_TASK DESCRIPTION:_ Start at the first line of the material below and retype each line through the one containing "(-0.363,-0.121) rectangle (10.207,10.069);", exactly.

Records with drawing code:
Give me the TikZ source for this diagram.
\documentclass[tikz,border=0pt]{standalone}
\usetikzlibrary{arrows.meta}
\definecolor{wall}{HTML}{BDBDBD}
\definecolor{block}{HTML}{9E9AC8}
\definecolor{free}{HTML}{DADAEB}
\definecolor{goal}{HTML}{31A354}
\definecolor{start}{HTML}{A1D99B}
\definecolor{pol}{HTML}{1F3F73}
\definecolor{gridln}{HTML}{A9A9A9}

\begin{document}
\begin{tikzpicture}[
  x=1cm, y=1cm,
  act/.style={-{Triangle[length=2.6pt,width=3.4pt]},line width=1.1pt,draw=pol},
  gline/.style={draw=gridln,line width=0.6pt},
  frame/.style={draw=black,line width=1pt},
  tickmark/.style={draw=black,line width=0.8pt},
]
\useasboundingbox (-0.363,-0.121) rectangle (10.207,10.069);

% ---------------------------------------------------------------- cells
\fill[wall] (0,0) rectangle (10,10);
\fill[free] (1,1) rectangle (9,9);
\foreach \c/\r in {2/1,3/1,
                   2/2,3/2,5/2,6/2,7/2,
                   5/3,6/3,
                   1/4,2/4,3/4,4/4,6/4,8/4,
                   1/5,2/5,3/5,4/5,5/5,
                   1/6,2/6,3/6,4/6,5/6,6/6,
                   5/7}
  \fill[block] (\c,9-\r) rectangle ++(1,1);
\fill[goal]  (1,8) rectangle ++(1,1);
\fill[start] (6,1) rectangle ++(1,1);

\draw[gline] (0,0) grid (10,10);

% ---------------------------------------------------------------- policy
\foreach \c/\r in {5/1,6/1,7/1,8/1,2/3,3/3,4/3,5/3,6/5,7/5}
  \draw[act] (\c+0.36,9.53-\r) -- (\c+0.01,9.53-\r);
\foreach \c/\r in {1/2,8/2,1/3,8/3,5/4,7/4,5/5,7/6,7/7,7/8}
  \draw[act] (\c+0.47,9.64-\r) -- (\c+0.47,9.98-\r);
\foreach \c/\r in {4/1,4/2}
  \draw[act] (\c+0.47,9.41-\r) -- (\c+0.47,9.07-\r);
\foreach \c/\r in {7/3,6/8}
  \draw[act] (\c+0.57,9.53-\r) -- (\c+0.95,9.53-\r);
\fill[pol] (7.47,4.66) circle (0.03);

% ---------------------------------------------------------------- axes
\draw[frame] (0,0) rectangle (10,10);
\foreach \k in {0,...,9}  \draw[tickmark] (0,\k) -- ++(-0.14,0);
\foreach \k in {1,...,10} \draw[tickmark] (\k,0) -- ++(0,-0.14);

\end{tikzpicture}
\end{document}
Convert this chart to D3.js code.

_SOLUTION TO THE PROBLEM:_
Give me the TikZ source for this diagram.
\documentclass[tikz,border=0pt]{standalone}
\usetikzlibrary{arrows.meta}
\definecolor{wall}{HTML}{BDBDBD}
\definecolor{block}{HTML}{9E9AC8}
\definecolor{free}{HTML}{DADAEB}
\definecolor{goal}{HTML}{31A354}
\definecolor{start}{HTML}{A1D99B}
\definecolor{pol}{HTML}{1F3F73}
\definecolor{gridln}{HTML}{A9A9A9}

\begin{document}
\begin{tikzpicture}[
  x=1cm, y=1cm,
  act/.style={-{Triangle[length=2.6pt,width=3.4pt]},line width=1.1pt,draw=pol},
  gline/.style={draw=gridln,line width=0.6pt},
  frame/.style={draw=black,line width=1pt},
  tickmark/.style={draw=black,line width=0.8pt},
]
\useasboundingbox (-0.363,-0.121) rectangle (10.207,10.069);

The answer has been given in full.